** Begin **

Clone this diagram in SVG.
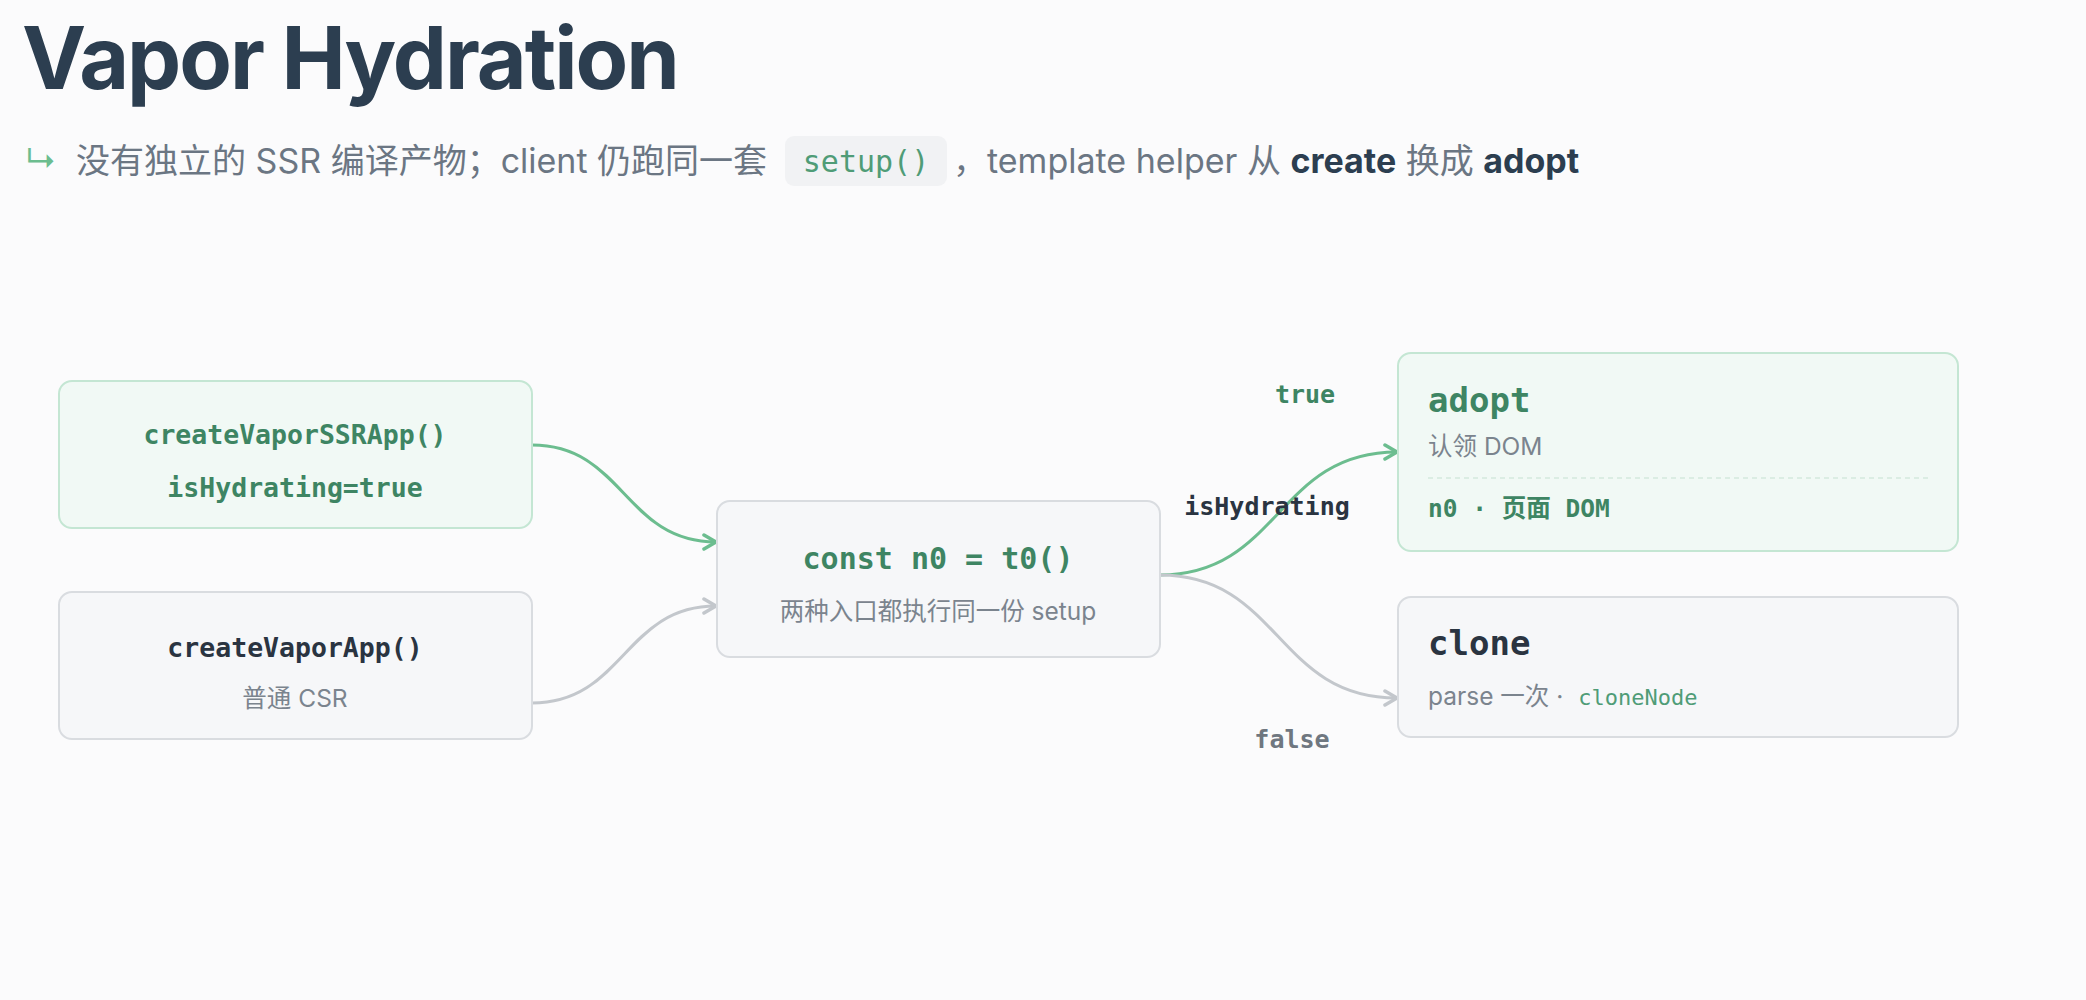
<svg xmlns="http://www.w3.org/2000/svg" width="2086" height="1000" viewBox="0 0 2086 1000">
  <defs>
    <style>
      .sans { font-family: Inter, "Noto Sans CJK SC", sans-serif; }
      .mono { font-family: "DejaVu Sans Mono", "Noto Sans CJK SC", monospace; }
      .title { font-size: 86px; font-weight: 700; fill: #2c3e50; letter-spacing: -2px; }
      .sub { font-size: 34px; fill: #6b7683; }
      .subb { font-weight: 700; fill: #2c3e50; }
      .nodeG { fill: #f1f9f5; stroke: #c4e6d3; stroke-width: 2; }
      .nodeN { fill: #f6f7f9; stroke: #d9dce0; stroke-width: 2; }
      .codeG { font-weight: 700; fill: #3e8563; }
      .codeD { font-weight: 700; fill: #2a3441; }
      .note { font-size: 24.5px; fill: #7b848e; }
      .edgeG { fill: none; stroke: #6cbd8f; stroke-width: 3; }
      .edgeN { fill: none; stroke: #c3c7cc; stroke-width: 3; }
      .lbl { font-size: 25px; font-weight: 700; }
    </style>
    <marker id="arrG" viewBox="0 0 16 18" refX="14" refY="9" markerWidth="16" markerHeight="18" markerUnits="userSpaceOnUse" orient="auto">
      <path d="M2,2 L14,9 L2,16" fill="none" stroke="#6cbd8f" stroke-width="3.5" stroke-linecap="round" stroke-linejoin="round"/>
    </marker>
    <marker id="arrN" viewBox="0 0 16 18" refX="14" refY="9" markerWidth="16" markerHeight="18" markerUnits="userSpaceOnUse" orient="auto">
      <path d="M2,2 L14,9 L2,16" fill="none" stroke="#c3c7cc" stroke-width="3.5" stroke-linecap="round" stroke-linejoin="round"/>
    </marker>
  </defs>

  <rect x="0" y="0" width="2086" height="1000" fill="#fbfbfc"/>

  <g id="header">
    <text class="sans title" x="22" y="89">Vapor Hydration</text>
    <text class="sans" x="25" y="172" font-size="32" fill="#6cbd8f">↳</text>
    <text class="sans sub" x="76" y="173">没有独立的 SSR 编译产物；client 仍跑同一套</text>
    <rect x="785" y="136" width="162" height="50" rx="9" fill="#f1f2f4"/>
    <text class="mono" x="866" y="172" font-size="30" fill="#4f9c77" text-anchor="middle">setup()</text>
    <text class="sans sub" x="953" y="173">，template helper 从 <tspan class="subb">create</tspan> 换成 <tspan class="subb">adopt</tspan></text>
  </g>

  <g id="connectors">
    <path id="e-ssr" class="edgeG" d="M532,445 C624,445 624,542 716,542" marker-end="url(#arrG)"/>
    <path id="e-csr" class="edgeN" d="M532,703 C624,703 624,606 716,606" marker-end="url(#arrN)"/>
    <path id="e-true" class="edgeG" d="M1160,575 C1280,575 1276,452 1397,452" marker-end="url(#arrG)"/>
    <path id="e-false" class="edgeN" d="M1160,575 C1280,575 1276,698 1397,698" marker-end="url(#arrN)"/>
    <text class="mono lbl" x="1305" y="403" text-anchor="middle" fill="#3e8563">true</text>
    <text class="mono lbl" x="1267" y="515" text-anchor="middle" fill="#2a3441">isHydrating</text>
    <text class="mono lbl" x="1292" y="748" text-anchor="middle" fill="#6f7780">false</text>
  </g>

  <g id="node-ssr">
    <rect class="nodeG" x="59" y="381" width="473" height="147" rx="13"/>
    <text class="mono codeG" x="295" y="444" font-size="26.5" text-anchor="middle">createVaporSSRApp()</text>
    <text class="mono codeG" x="295" y="497" font-size="26.5" text-anchor="middle">isHydrating=true</text>
  </g>

  <g id="node-csr">
    <rect class="nodeN" x="59" y="592" width="473" height="147" rx="13"/>
    <text class="mono codeD" x="295" y="657" font-size="26.5" text-anchor="middle">createVaporApp()</text>
    <text class="sans note" x="295" y="707" text-anchor="middle">普通 CSR</text>
  </g>

  <g id="node-setup">
    <rect class="nodeN" x="717" y="501" width="443" height="156" rx="13"/>
    <text class="mono codeG" x="938" y="569" font-size="30" text-anchor="middle">const n0 = t0()</text>
    <text class="sans note" x="938" y="620" text-anchor="middle">两种入口都执行同一份 setup</text>
  </g>

  <g id="node-adopt">
    <rect class="nodeG" x="1398" y="353" width="560" height="198" rx="13"/>
    <text class="mono codeG" x="1428" y="412" font-size="34">adopt</text>
    <text class="sans note" x="1428" y="455">认领 DOM</text>
    <line x1="1428" y1="478" x2="1930" y2="478" stroke="#d4e9dd" stroke-width="1.5" stroke-dasharray="5 4"/>
    <text class="mono codeG" x="1428" y="517" font-size="24.5">n0 · 页面 DOM</text>
  </g>

  <g id="node-clone">
    <rect class="nodeN" x="1398" y="597" width="560" height="140" rx="13"/>
    <text class="mono codeD" x="1428" y="655" font-size="34">clone</text>
    <text class="sans note" x="1428" y="705">parse 一次 · <tspan class="mono" font-size="22" fill="#4f9c77" dx="8">cloneNode</tspan></text>
  </g>
</svg>
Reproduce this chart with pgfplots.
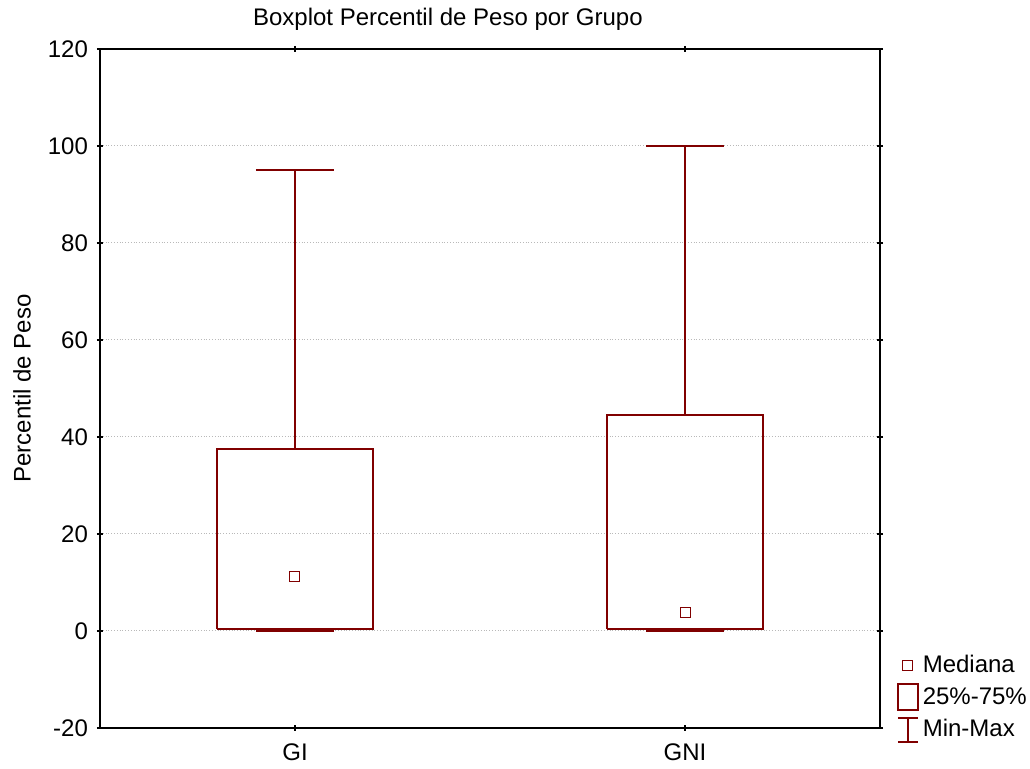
\documentclass[border=0pt]{standalone}
\usepackage{fontspec}
\setmainfont{Liberation Sans}
\usepackage{pgfplots}
\pgfplotsset{compat=1.18}
\definecolor{dred}{RGB}{128,0,0}
\begin{document}
\begin{tikzpicture}[font=\fontsize{12}{14}\selectfont]
\useasboundingbox (0,0) rectangle (515pt,384.5pt);
\begin{axis}[
  at={(50pt,20.5pt)}, anchor=south west,
  scale only axis, width=390pt, height=339.5pt,
  xmin=0.5, xmax=2.5, ymin=-20, ymax=120,
  xtick={1,2}, xticklabels={GI,GNI},
  ytick={-20,0,20,40,60,80,100,120},
  tick align=center, major tick length=3pt,
  tick style={black, line width=0.8pt},
  ymajorgrids, grid style={densely dotted, gray!55, line width=0.5pt},
  axis line style={line width=1pt},
  /pgf/number format/assume math mode=true,
  xticklabel style={yshift=-3pt},
  yticklabel style={xshift=-1pt},
  title={Boxplot Percentil de Peso por Grupo},
  title style={at={(0.446,1)}, anchor=base, yshift=5.5pt},
  ylabel={Percentil de Peso},
  ylabel style={at={(axis description cs:-0.1,0.5)}, anchor=center},
  legend style={draw=none, fill=none, at={(1.021,-0.024)}, anchor=south west,
    row sep=2pt, inner sep=0pt, legend cell align=left,
    font=\fontsize{12}{14}\selectfont},
]
% GI: min 0, Q1 0.5, median 11.3, Q3 37.5, max 95
\addplot[dred, line width=1pt, forget plot] coordinates {(0.8,0.5) (1.2,0.5) (1.2,37.5) (0.8,37.5) (0.8,0.5)};
\addplot[dred, line width=1pt, forget plot] coordinates {(1,37.5) (1,95)};
\addplot[dred, line width=1pt, forget plot] coordinates {(0.9,95) (1.1,95)};
\addplot[dred, line width=1pt, forget plot] coordinates {(1,0.5) (1,0)};
\addplot[dred, line width=1pt, forget plot] coordinates {(0.9,0) (1.1,0)};
% GNI: min 0, Q1 0.4, median 3.8, Q3 44.5, max 100
\addplot[dred, line width=1pt, forget plot] coordinates {(1.8,0.4) (2.2,0.4) (2.2,44.5) (1.8,44.5) (1.8,0.4)};
\addplot[dred, line width=1pt, forget plot] coordinates {(2,44.5) (2,100)};
\addplot[dred, line width=1pt, forget plot] coordinates {(1.9,100) (2.1,100)};
\addplot[dred, line width=1pt, forget plot] coordinates {(2,0.4) (2,0)};
\addplot[dred, line width=1pt, forget plot] coordinates {(1.9,0) (2.1,0)};
% medians
\addplot[only marks, mark=square, mark size=2.5pt, dred,
  mark options={line width=0.5pt, solid}, forget plot]
  coordinates {(1,11.3) (2,3.8)};
\addlegendimage{legend image code/.code={\draw[dred, line width=0.5pt] (2.6pt,-2.4pt) rectangle (7.4pt,2.4pt);}}
\addlegendentry{Mediana}
\addlegendimage{legend image code/.code={\draw[dred, line width=1pt] (0pt,-6.5pt) rectangle (10pt,6.5pt);}}
\addlegendentry{25\%-75\%}
\addlegendimage{legend image code/.code={\draw[dred, line width=1pt] (5pt,-6pt) -- (5pt,6pt) (0pt,6pt) -- (10pt,6pt) (0pt,-6pt) -- (10pt,-6pt);}}
\addlegendentry{Min-Max}
\end{axis}
\end{tikzpicture}
\end{document}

** End **

Note each line of the entries that has "this" in it, and copy those lines.

Clone this diagram in SVG.
Reproduce this chart with pgfplots.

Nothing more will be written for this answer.